* WHAT TO DO
Retype all material exactly. Pictures stay out of the copy.

* DATA LINES

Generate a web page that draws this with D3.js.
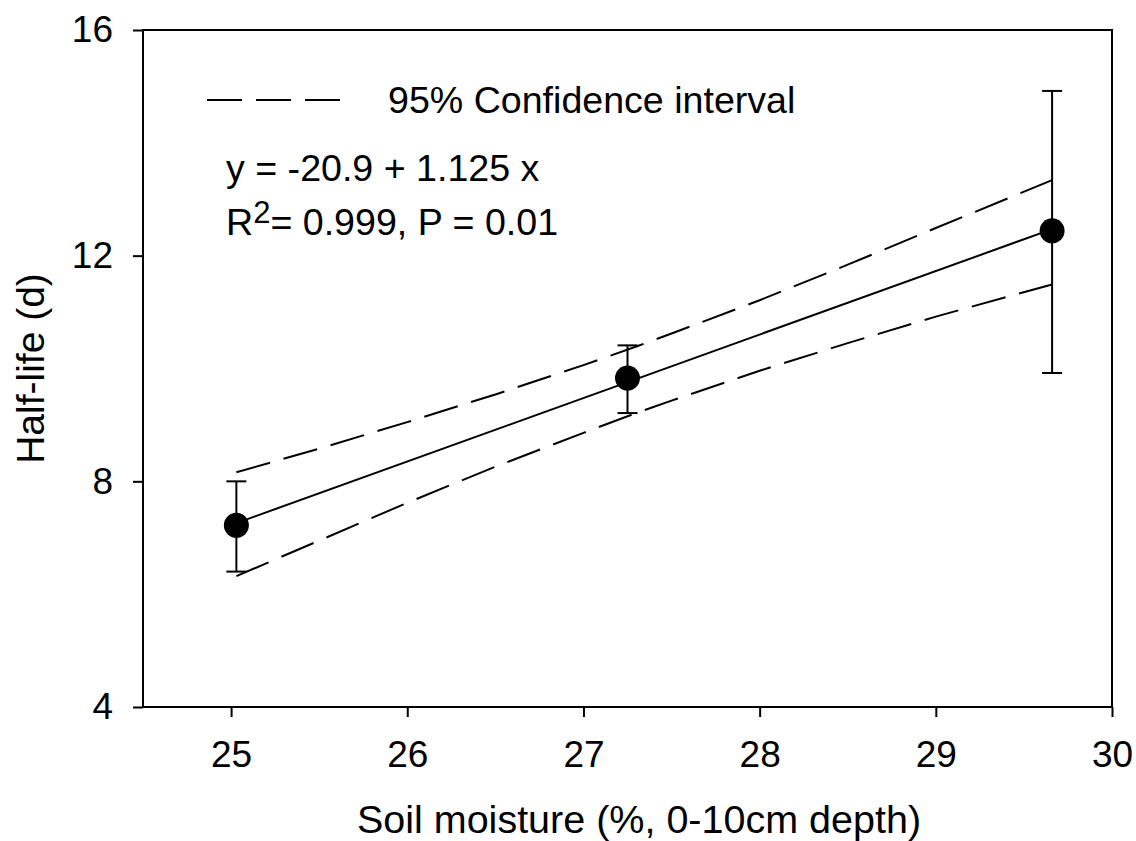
<!DOCTYPE html>
<html>
<head>
<meta charset="utf-8">
<script src="https://cdn.jsdelivr.net/npm/d3@7"></script>
<style>
body { margin: 0; background: #fff; }
text { font-family: "Liberation Sans", Arial, sans-serif; fill: #000; }
</style>
</head>
<body>
<svg id="chart" width="1136" height="841"></svg>
<script>
// measured points (soil moisture vs half-life) with error bars
var moisture = [25.03, 27.25, 29.66];
var halfLife = [7.22, 9.83, 12.44];
var errLow = [6.40, 9.21, 9.92];
var errHigh = [8.00, 10.41, 14.92];

// regression line end points
var fitX = [25.03, 29.66];
var fitY = [7.26, 12.47];

// 95% confidence band
var ciX = [25.03, 25.5, 26, 26.5, 27, 27.3, 27.5, 28, 28.5, 29, 29.66];
var ciUpper = [8.16, 8.58, 9.05, 9.54, 10.06, 10.39, 10.62, 11.21, 11.84, 12.49, 13.34];
var ciLower = [6.32, 6.95, 7.62, 8.26, 8.86, 9.21, 9.43, 9.96, 10.45, 10.92, 11.49];

var xTicks = [25, 26, 27, 28, 29, 30];
var yTicks = [4, 8, 12, 16];

var svgWidth = 1136;
var svgHeight = 841;
var margin = { top: 30, right: 24, bottom: 134, left: 143 };
var width = svgWidth - margin.left - margin.right;
var height = svgHeight - margin.top - margin.bottom;

var svg = d3.select("#chart");
var chartGroup = svg.append("g")
    .attr("transform", `translate(${margin.left}, ${margin.top})`);

var x = d3.scaleLinear().domain([24.5, 30]).range([0, width]);
var y = d3.scaleLinear().domain([4, 16]).range([height, 0]);

// axes
var bottomAxis = d3.axisBottom(x).tickValues(xTicks).tickSize(10).tickPadding(24).tickFormat(d3.format("d"));
var leftAxis = d3.axisLeft(y).tickValues(yTicks).tickSize(10).tickPadding(20).tickFormat(d3.format("d"));

var gx = chartGroup.append("g")
    .attr("transform", `translate(0, ${height})`)
    .call(bottomAxis);
var gy = chartGroup.append("g").call(leftAxis);

[gx, gy].forEach(function(g) {
    g.select(".domain").remove();
    g.selectAll(".tick line").attr("stroke", "#000").attr("stroke-width", 2);
    g.selectAll(".tick text")
        .style("font-size", "37px")
        .style("font-family", "'Liberation Sans', Arial, sans-serif")
        .attr("fill", "#000");
});

// frame
chartGroup.append("rect")
    .attr("x", 0).attr("y", 0)
    .attr("width", width).attr("height", height)
    .attr("fill", "none")
    .attr("stroke", "#000")
    .attr("stroke-width", 2);

// confidence band lines
var band = ciX.map(function(v, i) { return { x: v, up: ciUpper[i], lo: ciLower[i] }; });
var lineUp = d3.line().x(d => x(d.x)).y(d => y(d.up));
var lineLo = d3.line().x(d => x(d.x)).y(d => y(d.lo));

[lineUp, lineLo].forEach(function(fn) {
    chartGroup.append("path")
        .datum(band)
        .attr("d", fn)
        .attr("fill", "none")
        .attr("stroke", "#000")
        .attr("stroke-width", 2)
        .attr("stroke-dasharray", "35,14");
});

// regression line
var fit = fitX.map(function(v, i) { return { x: v, y: fitY[i] }; });
chartGroup.append("path")
    .datum(fit)
    .attr("d", d3.line().x(d => x(d.x)).y(d => y(d.y)))
    .attr("fill", "none")
    .attr("stroke", "#000")
    .attr("stroke-width", 2);

// error bars
var pts = moisture.map(function(v, i) {
    return { x: v, y: halfLife[i], lo: errLow[i], hi: errHigh[i] };
});
var capW = 10;
var bars = chartGroup.selectAll(".err").data(pts).enter().append("g").attr("class", "err");
bars.append("line")
    .attr("x1", d => x(d.x)).attr("x2", d => x(d.x))
    .attr("y1", d => y(d.lo)).attr("y2", d => y(d.hi));
bars.append("line")
    .attr("x1", d => x(d.x) - capW).attr("x2", d => x(d.x) + capW)
    .attr("y1", d => y(d.hi)).attr("y2", d => y(d.hi));
bars.append("line")
    .attr("x1", d => x(d.x) - capW).attr("x2", d => x(d.x) + capW)
    .attr("y1", d => y(d.lo)).attr("y2", d => y(d.lo));
bars.selectAll("line").attr("stroke", "#000").attr("stroke-width", 2);

// points
chartGroup.selectAll("circle")
    .data(pts)
    .enter()
    .append("circle")
    .attr("cx", d => x(d.x))
    .attr("cy", d => y(d.y))
    .attr("r", 12.5)
    .attr("fill", "#000");

// legend
svg.append("line")
    .attr("x1", 207).attr("x2", 340)
    .attr("y1", 100).attr("y2", 100)
    .attr("stroke", "#000")
    .attr("stroke-width", 2)
    .attr("stroke-dasharray", "35,14");
svg.append("text")
    .attr("x", 388).attr("y", 113)
    .style("font-size", "37.6px")
    .text("95% Confidence interval");

svg.append("text")
    .attr("x", 226).attr("y", 181)
    .style("font-size", "37.6px")
    .text("y = -20.9 + 1.125 x");

var r2 = svg.append("text")
    .attr("x", 226).attr("y", 235)
    .style("font-size", "37.6px");
r2.append("tspan").text("R");
r2.append("tspan").attr("dy", -12).style("font-size", "31px").text("2");
r2.append("tspan").attr("dy", 12).text("= 0.999, P = 0.01");

// axis titles
svg.append("text")
    .attr("x", 639).attr("y", 833)
    .attr("text-anchor", "middle")
    .style("font-size", "39.5px")
    .text("Soil moisture (%, 0-10cm depth)");

svg.append("text")
    .attr("transform", "rotate(-90)")
    .attr("x", -(margin.top + height / 2))
    .attr("y", 44)
    .attr("text-anchor", "middle")
    .style("font-size", "39px")
    .text("Half-life (d)");
</script>
</body>
</html>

* FINISHED EXERCISE
Generate a web page that draws this with D3.js.
<!DOCTYPE html>
<html>
<head>
<meta charset="utf-8">
<script src="https://cdn.jsdelivr.net/npm/d3@7"></script>
<style>
body { margin: 0; background: #fff; }
text { font-family: "Liberation Sans", Arial, sans-serif; fill: #000; }
</style>
</head>
<body>
<svg id="chart" width="1136" height="841"></svg>
<script>
// measured points (soil moisture vs half-life) with error bars
var moisture = [25.03, 27.25, 29.66];
var halfLife = [7.22, 9.83, 12.44];
var errLow = [6.40, 9.21, 9.92];
var errHigh = [8.00, 10.41, 14.92];

// regression line end points
var fitX = [25.03, 29.66];
var fitY = [7.26, 12.47];

// 95% confidence band
var ciX = [25.03, 25.5, 26, 26.5, 27, 27.3, 27.5, 28, 28.5, 29, 29.66];
var ciUpper = [8.16, 8.58, 9.05, 9.54, 10.06, 10.39, 10.62, 11.21, 11.84, 12.49, 13.34];
var ciLower = [6.32, 6.95, 7.62, 8.26, 8.86, 9.21, 9.43, 9.96, 10.45, 10.92, 11.49];

var xTicks = [25, 26, 27, 28, 29, 30];
var yTicks = [4, 8, 12, 16];

var svgWidth = 1136;
var svgHeight = 841;
var margin = { top: 30, right: 24, bottom: 134, left: 143 };
var width = svgWidth - margin.left - margin.right;
var height = svgHeight - margin.top - margin.bottom;

var svg = d3.select("#chart");
var chartGroup = svg.append("g")
    .attr("transform", `translate(${margin.left}, ${margin.top})`);

var x = d3.scaleLinear().domain([24.5, 30]).range([0, width]);
var y = d3.scaleLinear().domain([4, 16]).range([height, 0]);

// axes
var bottomAxis = d3.axisBottom(x).tickValues(xTicks).tickSize(10).tickPadding(24).tickFormat(d3.format("d"));
var leftAxis = d3.axisLeft(y).tickValues(yTicks).tickSize(10).tickPadding(20).tickFormat(d3.format("d"));

var gx = chartGroup.append("g")
    .attr("transform", `translate(0, ${height})`)
    .call(bottomAxis);
var gy = chartGroup.append("g").call(leftAxis);

[gx, gy].forEach(function(g) {
    g.select(".domain").remove();
    g.selectAll(".tick line").attr("stroke", "#000").attr("stroke-width", 2);
    g.selectAll(".tick text")
        .style("font-size", "37px")
        .style("font-family", "'Liberation Sans', Arial, sans-serif")
        .attr("fill", "#000");
});

// frame
chartGroup.append("rect")
    .attr("x", 0).attr("y", 0)
    .attr("width", width).attr("height", height)
    .attr("fill", "none")
    .attr("stroke", "#000")
    .attr("stroke-width", 2);

// confidence band lines
var band = ciX.map(function(v, i) { return { x: v, up: ciUpper[i], lo: ciLower[i] }; });
var lineUp = d3.line().x(d => x(d.x)).y(d => y(d.up));
var lineLo = d3.line().x(d => x(d.x)).y(d => y(d.lo));

[lineUp, lineLo].forEach(function(fn) {
    chartGroup.append("path")
        .datum(band)
        .attr("d", fn)
        .attr("fill", "none")
        .attr("stroke", "#000")
        .attr("stroke-width", 2)
        .attr("stroke-dasharray", "35,14");
});

// regression line
var fit = fitX.map(function(v, i) { return { x: v, y: fitY[i] }; });
chartGroup.append("path")
    .datum(fit)
    .attr("d", d3.line().x(d => x(d.x)).y(d => y(d.y)))
    .attr("fill", "none")
    .attr("stroke", "#000")
    .attr("stroke-width", 2);

// error bars
var pts = moisture.map(function(v, i) {
    return { x: v, y: halfLife[i], lo: errLow[i], hi: errHigh[i] };
});
var capW = 10;
var bars = chartGroup.selectAll(".err").data(pts).enter().append("g").attr("class", "err");
bars.append("line")
    .attr("x1", d => x(d.x)).attr("x2", d => x(d.x))
    .attr("y1", d => y(d.lo)).attr("y2", d => y(d.hi));
bars.append("line")
    .attr("x1", d => x(d.x) - capW).attr("x2", d => x(d.x) + capW)
    .attr("y1", d => y(d.hi)).attr("y2", d => y(d.hi));
bars.append("line")
    .attr("x1", d => x(d.x) - capW).attr("x2", d => x(d.x) + capW)
    .attr("y1", d => y(d.lo)).attr("y2", d => y(d.lo));
bars.selectAll("line").attr("stroke", "#000").attr("stroke-width", 2);

// points
chartGroup.selectAll("circle")
    .data(pts)
    .enter()
    .append("circle")
    .attr("cx", d => x(d.x))
    .attr("cy", d => y(d.y))
    .attr("r", 12.5)
    .attr("fill", "#000");

// legend
svg.append("line")
    .attr("x1", 207).attr("x2", 340)
    .attr("y1", 100).attr("y2", 100)
    .attr("stroke", "#000")
    .attr("stroke-width", 2)
    .attr("stroke-dasharray", "35,14");
svg.append("text")
    .attr("x", 388).attr("y", 113)
    .style("font-size", "37.6px")
    .text("95% Confidence interval");

svg.append("text")
    .attr("x", 226).attr("y", 181)
    .style("font-size", "37.6px")
    .text("y = -20.9 + 1.125 x");

var r2 = svg.append("text")
    .attr("x", 226).attr("y", 235)
    .style("font-size", "37.6px");
r2.append("tspan").text("R");
r2.append("tspan").attr("dy", -12).style("font-size", "31px").text("2");
r2.append("tspan").attr("dy", 12).text("= 0.999, P = 0.01");

// axis titles
svg.append("text")
    .attr("x", 639).attr("y", 833)
    .attr("text-anchor", "middle")
    .style("font-size", "39.5px")
    .text("Soil moisture (%, 0-10cm depth)");

svg.append("text")
    .attr("transform", "rotate(-90)")
    .attr("x", -(margin.top + height / 2))
    .attr("y", 44)
    .attr("text-anchor", "middle")
    .style("font-size", "39px")
    .text("Half-life (d)");
</script>
</body>
</html>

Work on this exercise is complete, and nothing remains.